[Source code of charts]
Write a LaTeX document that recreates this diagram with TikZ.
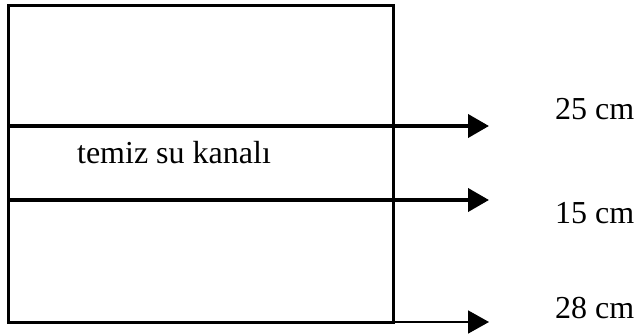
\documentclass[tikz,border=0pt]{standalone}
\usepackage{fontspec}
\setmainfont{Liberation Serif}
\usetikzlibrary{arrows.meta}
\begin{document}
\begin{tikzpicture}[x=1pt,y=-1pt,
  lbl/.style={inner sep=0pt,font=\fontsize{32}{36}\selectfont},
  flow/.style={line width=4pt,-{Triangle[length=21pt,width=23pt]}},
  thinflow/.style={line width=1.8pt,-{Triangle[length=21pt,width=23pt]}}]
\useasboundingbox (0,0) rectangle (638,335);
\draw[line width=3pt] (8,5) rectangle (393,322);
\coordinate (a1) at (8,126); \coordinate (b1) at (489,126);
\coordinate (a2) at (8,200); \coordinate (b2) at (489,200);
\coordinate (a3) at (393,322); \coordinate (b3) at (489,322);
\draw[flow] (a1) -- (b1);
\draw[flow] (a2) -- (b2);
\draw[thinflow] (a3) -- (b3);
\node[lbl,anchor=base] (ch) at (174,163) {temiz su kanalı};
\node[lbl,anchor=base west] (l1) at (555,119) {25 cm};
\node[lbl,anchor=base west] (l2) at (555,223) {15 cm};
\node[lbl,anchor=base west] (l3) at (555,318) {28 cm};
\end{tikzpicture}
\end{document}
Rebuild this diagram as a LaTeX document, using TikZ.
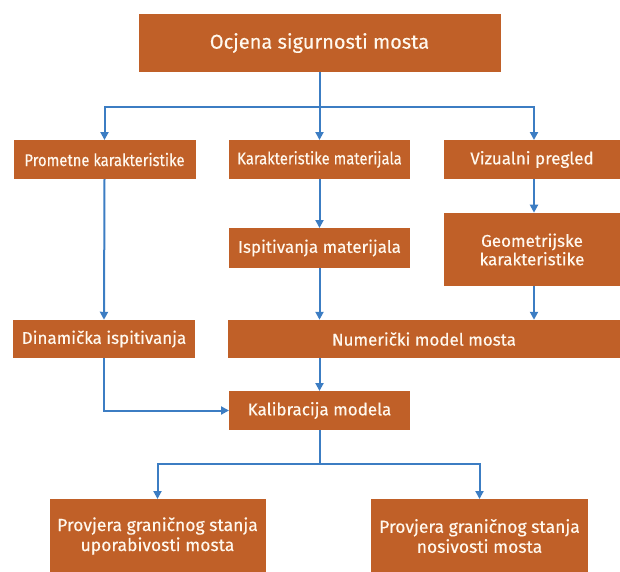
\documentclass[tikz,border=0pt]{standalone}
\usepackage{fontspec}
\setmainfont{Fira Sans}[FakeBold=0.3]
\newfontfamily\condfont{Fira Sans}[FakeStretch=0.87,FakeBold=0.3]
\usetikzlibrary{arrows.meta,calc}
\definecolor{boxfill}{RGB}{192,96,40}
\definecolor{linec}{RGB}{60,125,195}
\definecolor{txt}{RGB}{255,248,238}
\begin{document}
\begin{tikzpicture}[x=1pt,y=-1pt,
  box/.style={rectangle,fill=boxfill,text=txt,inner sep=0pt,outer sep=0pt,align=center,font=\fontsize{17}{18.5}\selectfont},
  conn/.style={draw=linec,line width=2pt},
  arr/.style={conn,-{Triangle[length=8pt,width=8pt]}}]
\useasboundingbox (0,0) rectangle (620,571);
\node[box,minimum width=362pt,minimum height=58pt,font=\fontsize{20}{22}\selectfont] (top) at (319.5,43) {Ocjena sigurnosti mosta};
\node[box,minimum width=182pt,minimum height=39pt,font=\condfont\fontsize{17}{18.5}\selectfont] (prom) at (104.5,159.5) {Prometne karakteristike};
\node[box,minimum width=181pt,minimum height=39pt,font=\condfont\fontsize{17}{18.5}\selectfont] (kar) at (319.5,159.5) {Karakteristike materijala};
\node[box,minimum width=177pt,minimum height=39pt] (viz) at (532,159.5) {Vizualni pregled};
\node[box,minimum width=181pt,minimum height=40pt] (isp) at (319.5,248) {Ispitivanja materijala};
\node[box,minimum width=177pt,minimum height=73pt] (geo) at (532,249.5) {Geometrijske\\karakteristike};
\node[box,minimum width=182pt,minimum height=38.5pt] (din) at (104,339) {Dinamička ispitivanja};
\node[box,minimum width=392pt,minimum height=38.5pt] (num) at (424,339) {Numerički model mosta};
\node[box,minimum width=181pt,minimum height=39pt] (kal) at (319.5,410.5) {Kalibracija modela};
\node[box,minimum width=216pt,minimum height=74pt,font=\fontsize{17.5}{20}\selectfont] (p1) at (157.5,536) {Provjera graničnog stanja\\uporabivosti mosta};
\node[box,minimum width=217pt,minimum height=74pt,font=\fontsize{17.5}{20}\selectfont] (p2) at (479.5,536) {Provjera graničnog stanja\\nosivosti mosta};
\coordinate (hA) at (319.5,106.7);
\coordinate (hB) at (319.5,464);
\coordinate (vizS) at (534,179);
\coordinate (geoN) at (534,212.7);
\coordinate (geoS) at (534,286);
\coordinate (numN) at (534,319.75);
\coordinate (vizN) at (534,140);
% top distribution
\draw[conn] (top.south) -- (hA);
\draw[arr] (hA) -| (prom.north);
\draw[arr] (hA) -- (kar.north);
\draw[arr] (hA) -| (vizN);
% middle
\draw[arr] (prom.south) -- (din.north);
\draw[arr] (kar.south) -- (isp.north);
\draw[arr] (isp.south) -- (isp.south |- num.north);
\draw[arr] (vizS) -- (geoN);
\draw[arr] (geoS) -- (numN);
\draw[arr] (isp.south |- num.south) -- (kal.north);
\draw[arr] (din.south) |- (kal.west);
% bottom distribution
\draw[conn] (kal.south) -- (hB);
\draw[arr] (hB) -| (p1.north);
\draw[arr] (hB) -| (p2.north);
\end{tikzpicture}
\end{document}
--
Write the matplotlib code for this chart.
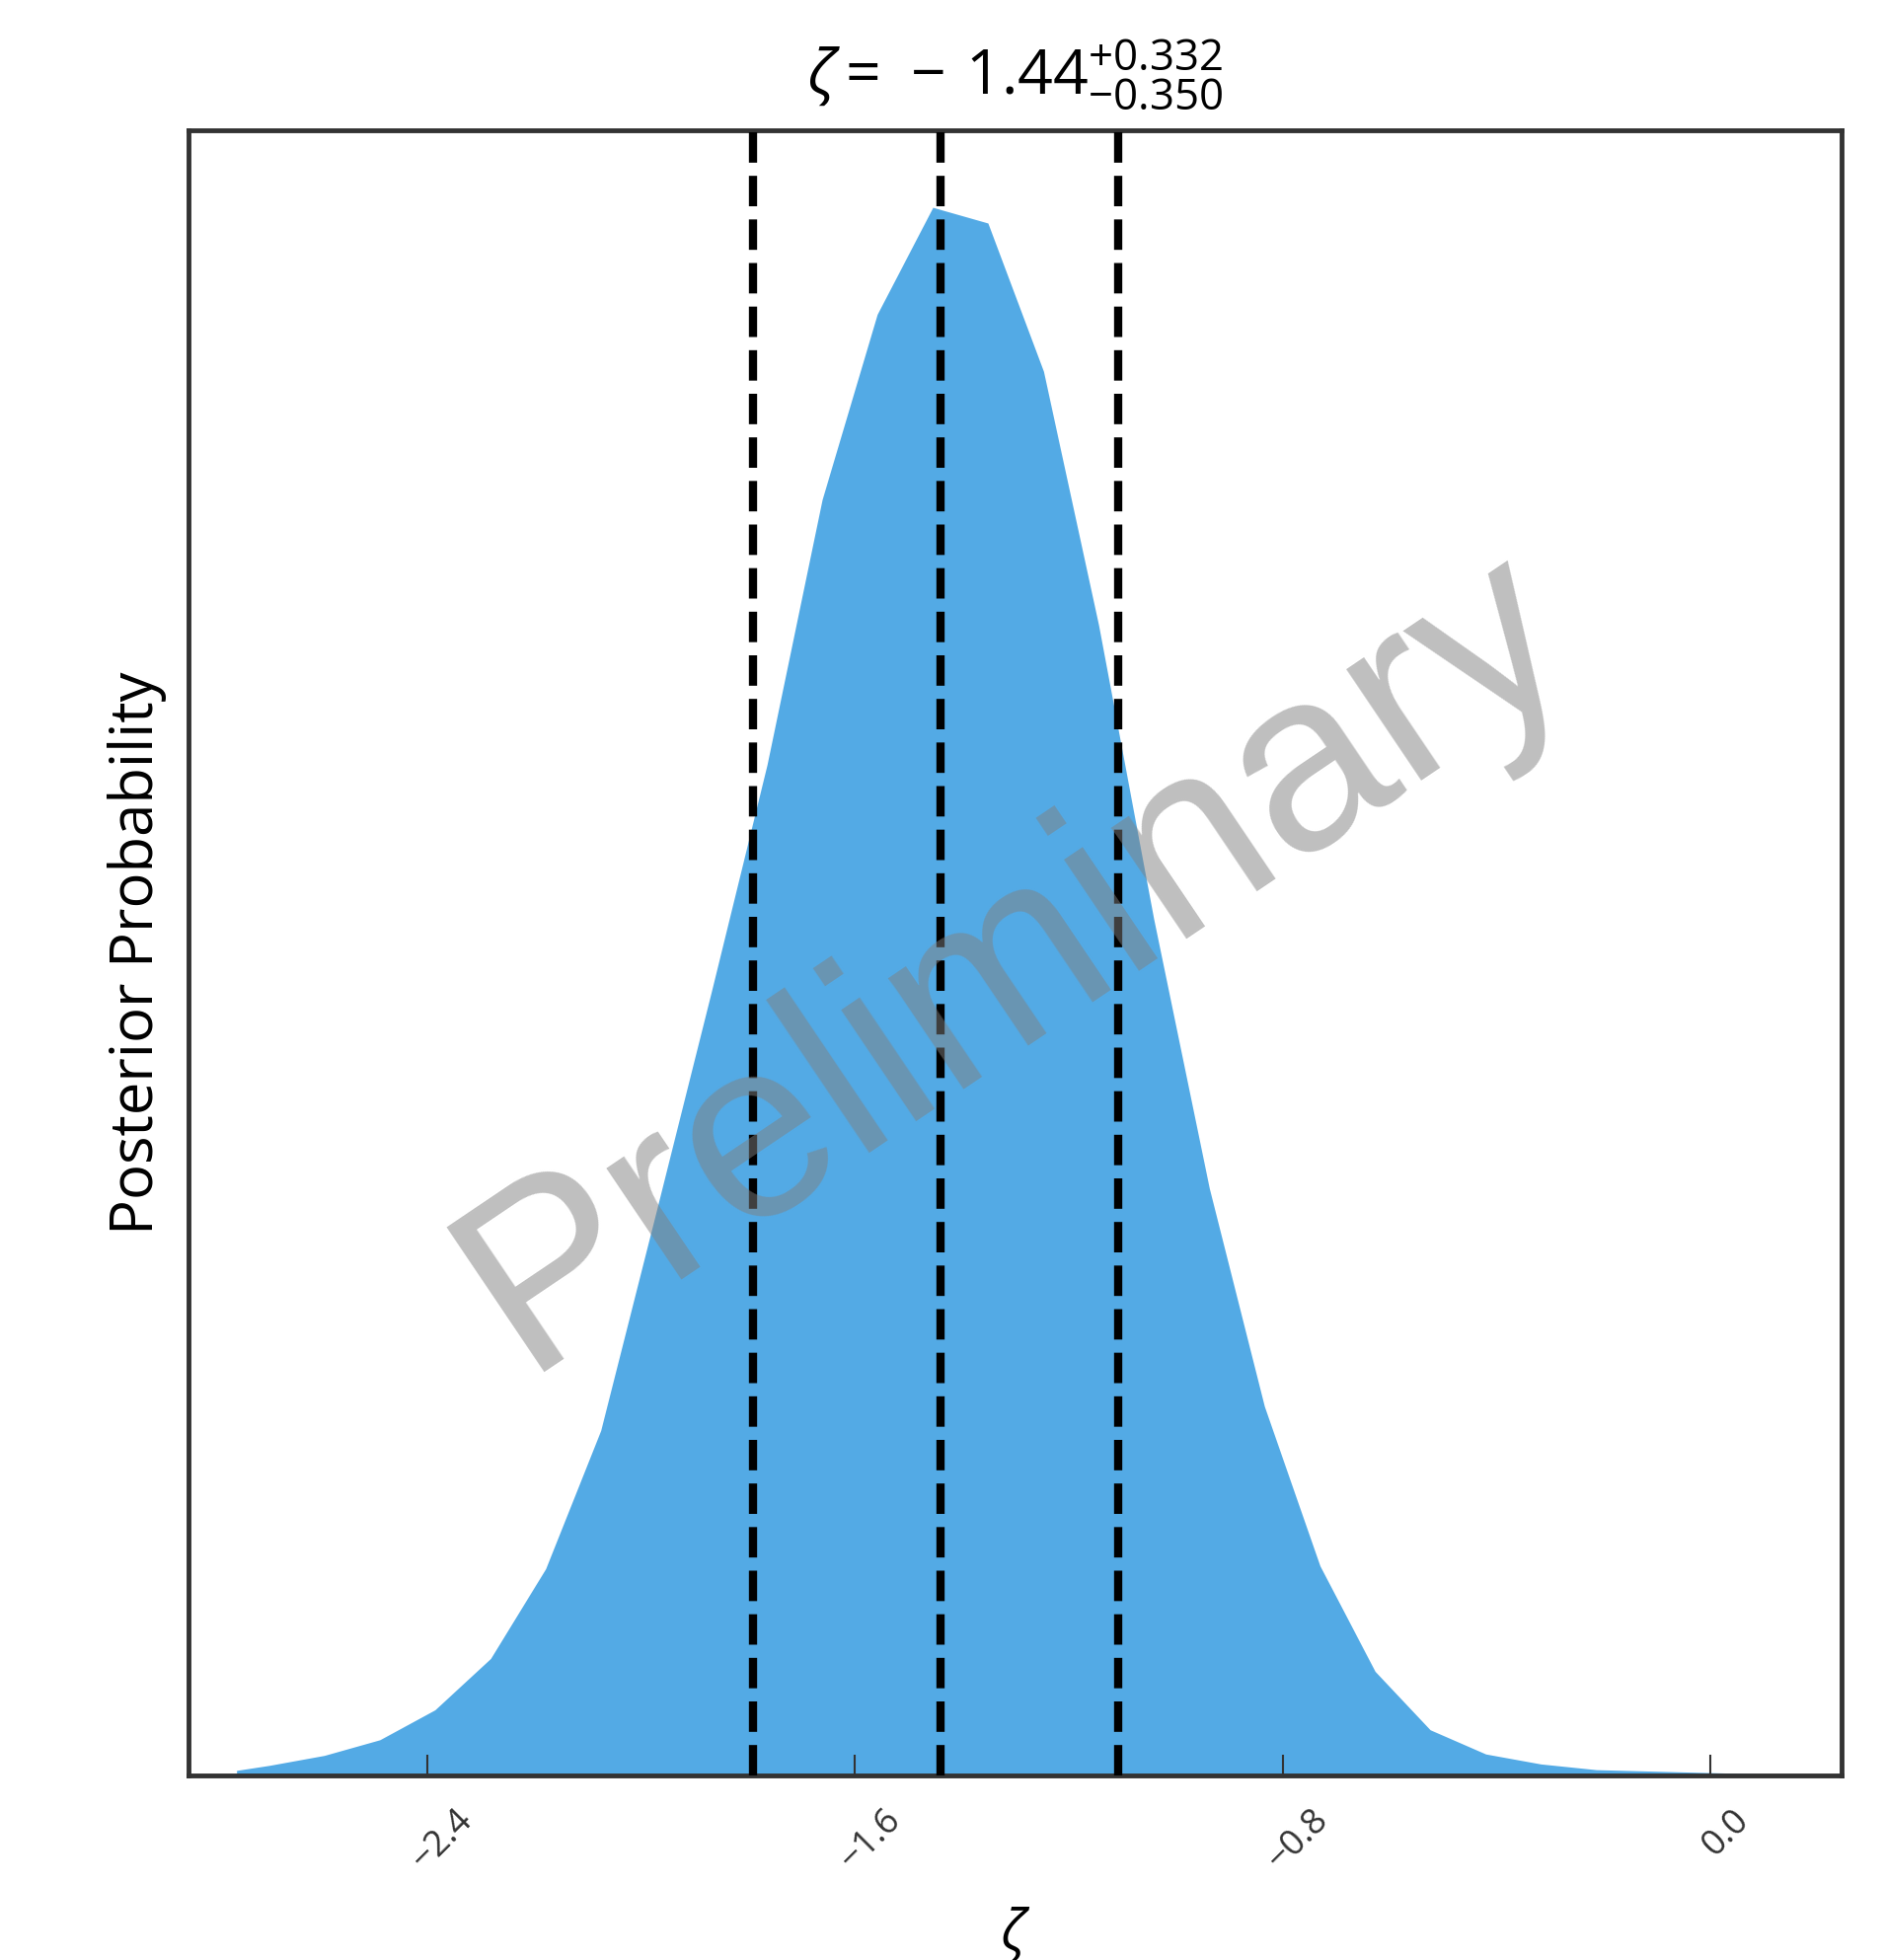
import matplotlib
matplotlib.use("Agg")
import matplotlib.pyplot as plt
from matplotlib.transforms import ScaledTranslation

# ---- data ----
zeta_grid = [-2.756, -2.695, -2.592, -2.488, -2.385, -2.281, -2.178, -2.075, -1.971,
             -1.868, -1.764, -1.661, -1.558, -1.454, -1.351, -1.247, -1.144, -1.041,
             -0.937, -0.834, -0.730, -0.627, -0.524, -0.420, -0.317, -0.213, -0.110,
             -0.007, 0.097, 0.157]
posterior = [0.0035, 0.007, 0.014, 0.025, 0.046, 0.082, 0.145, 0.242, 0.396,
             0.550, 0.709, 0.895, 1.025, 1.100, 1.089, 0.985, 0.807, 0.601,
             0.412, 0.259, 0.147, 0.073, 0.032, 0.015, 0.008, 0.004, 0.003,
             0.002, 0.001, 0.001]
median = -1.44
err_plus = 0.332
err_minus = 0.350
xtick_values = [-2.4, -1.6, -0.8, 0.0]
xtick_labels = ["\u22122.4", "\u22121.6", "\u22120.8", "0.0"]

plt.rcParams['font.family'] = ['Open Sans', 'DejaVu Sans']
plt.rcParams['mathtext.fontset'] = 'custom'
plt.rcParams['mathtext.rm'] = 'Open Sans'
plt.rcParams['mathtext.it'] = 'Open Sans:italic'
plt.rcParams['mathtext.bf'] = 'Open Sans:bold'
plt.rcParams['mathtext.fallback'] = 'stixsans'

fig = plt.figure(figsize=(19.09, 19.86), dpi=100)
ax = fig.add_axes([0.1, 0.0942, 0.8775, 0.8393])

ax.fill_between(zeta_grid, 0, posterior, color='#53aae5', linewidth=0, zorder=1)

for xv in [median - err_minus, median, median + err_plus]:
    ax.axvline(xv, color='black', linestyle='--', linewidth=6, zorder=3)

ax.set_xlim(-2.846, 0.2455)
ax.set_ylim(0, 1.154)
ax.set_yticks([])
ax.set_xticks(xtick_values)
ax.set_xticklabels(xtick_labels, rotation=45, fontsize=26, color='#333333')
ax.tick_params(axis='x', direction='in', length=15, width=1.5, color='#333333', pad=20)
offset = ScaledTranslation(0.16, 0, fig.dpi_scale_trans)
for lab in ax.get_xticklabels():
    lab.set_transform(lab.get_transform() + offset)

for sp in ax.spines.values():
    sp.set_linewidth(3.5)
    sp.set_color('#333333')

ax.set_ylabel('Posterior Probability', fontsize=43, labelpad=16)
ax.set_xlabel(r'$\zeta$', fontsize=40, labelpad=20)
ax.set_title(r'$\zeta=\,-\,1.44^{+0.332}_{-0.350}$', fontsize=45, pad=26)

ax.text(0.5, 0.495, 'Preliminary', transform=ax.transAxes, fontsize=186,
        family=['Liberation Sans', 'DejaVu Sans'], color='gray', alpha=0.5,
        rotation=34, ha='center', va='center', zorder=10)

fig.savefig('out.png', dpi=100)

(WORK REQUIRED): Show each line of the data that contains the string "Write".

(WORKED ANSWER):
Write a LaTeX document that recreates this diagram with TikZ.
Write the matplotlib code for this chart.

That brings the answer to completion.